6 692. See La.Code Civ.P. arts. 851, 2591, and 2631. In ordinary proceedings, final
judgments are generally obtained after a trial, in which evidence was adduced. In
some specific instances final judgments are granted upon written motions such as a
motion for judgment on the pleadings or a motion for summary judgment. No such
motion was filed into the record in the instant suit. It is clear to this court that the
parties intended to try the matter.
A trial requires that both plaintiff and defendant present evidence to support
their arguments. La.Civ.Code art. 1632. In the instant case, Plaintiff introduced
evidence. The parties then entered into a stipulation that became an interim order
of the court on April 22, 2009. The record supports the conclusion that both
parties knew the stipulation was a temporary solution and that they would be
coming back for the full hearing wherein each would be able to offer evidence in
support of its position if they could not reach an agreement. Plaintiff went so far as
to ask that the court extend the subpoenas issued for that hearing until the matter
could be reset.
Defendants were not given an opportunity to introduce evidence or
testimony in support of their position after the necessary survey was completed.

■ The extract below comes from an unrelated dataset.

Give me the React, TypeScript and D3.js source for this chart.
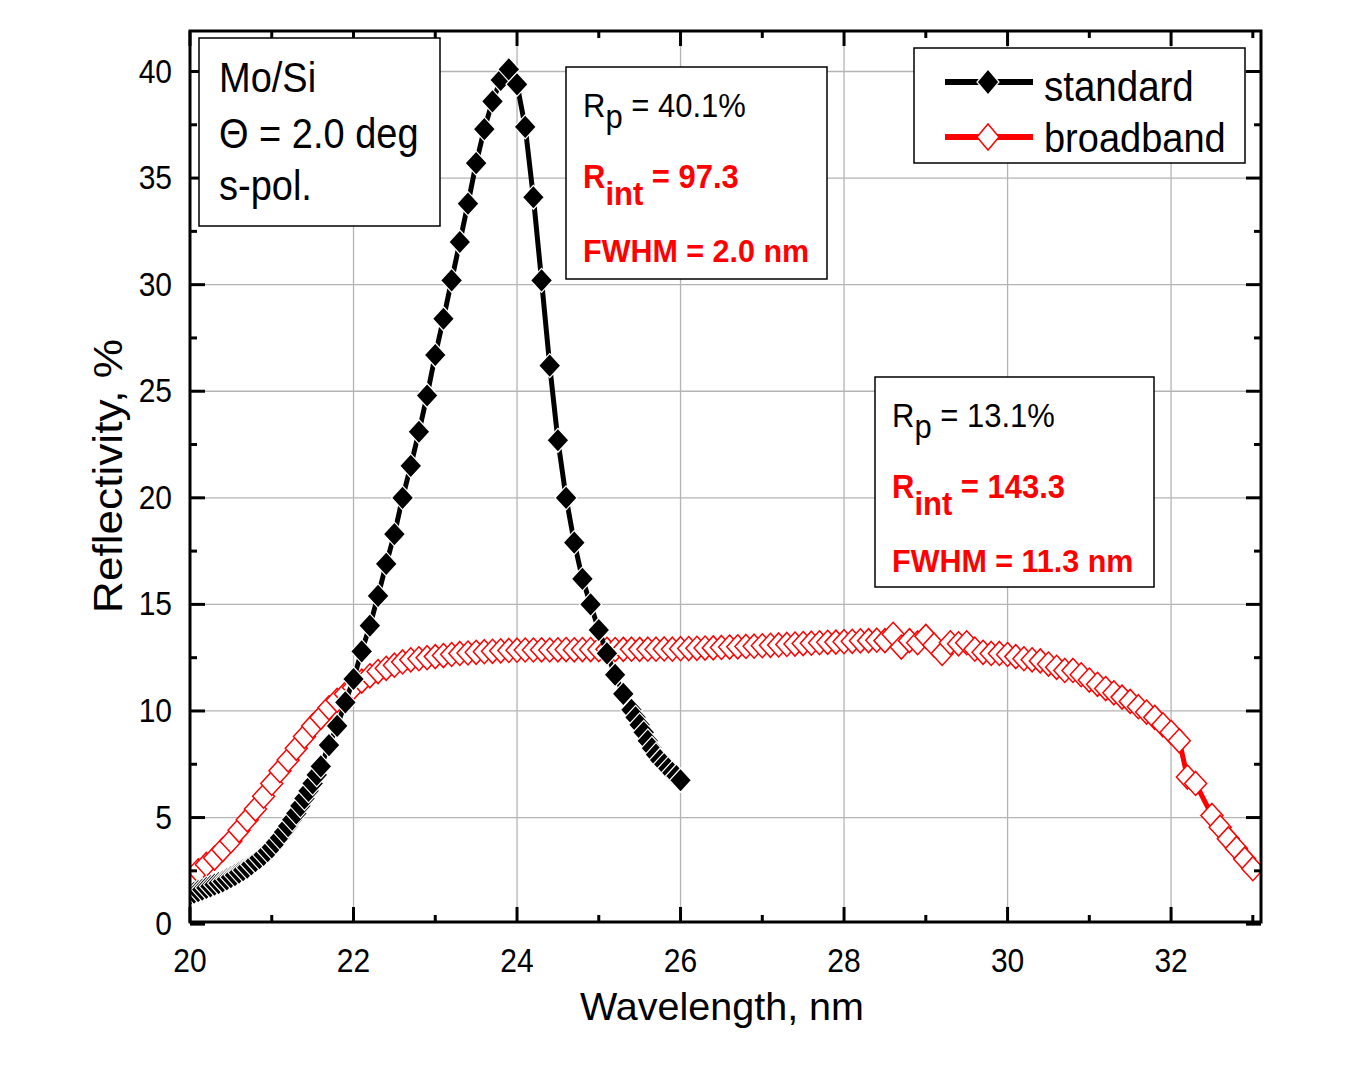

The final judgment rendered was based solely on the exhibits that were introduced,
but never authenticated by Plaintiff, and argument from counsel. Indeed, in its
brief to this court, Plaintiff states, “[p]lease see the eleven exhibits of Petitioner for
all the proof needed at trial.” Yet, Plaintiffs never filed a motion for judgment on
the pleadings or motion for summary judgment, which would have allowed them to
submit their case without a trial. Because they did not choose either of those
procedural avenues to seek resolution and instead had their matter set for a hearing,
it was improper for the trial court to render judgment absent a full trial.
7 Disposition
For the foregoing reasons, we reverse the entirety of the judgment and
remand the matter for further proceedings consistent with this opinion. We need
not address the remaining assignments of error, as our decision has rendered them
moot. Costs are assessed against Plaintiff/Appellee, LDK Investments, LLC.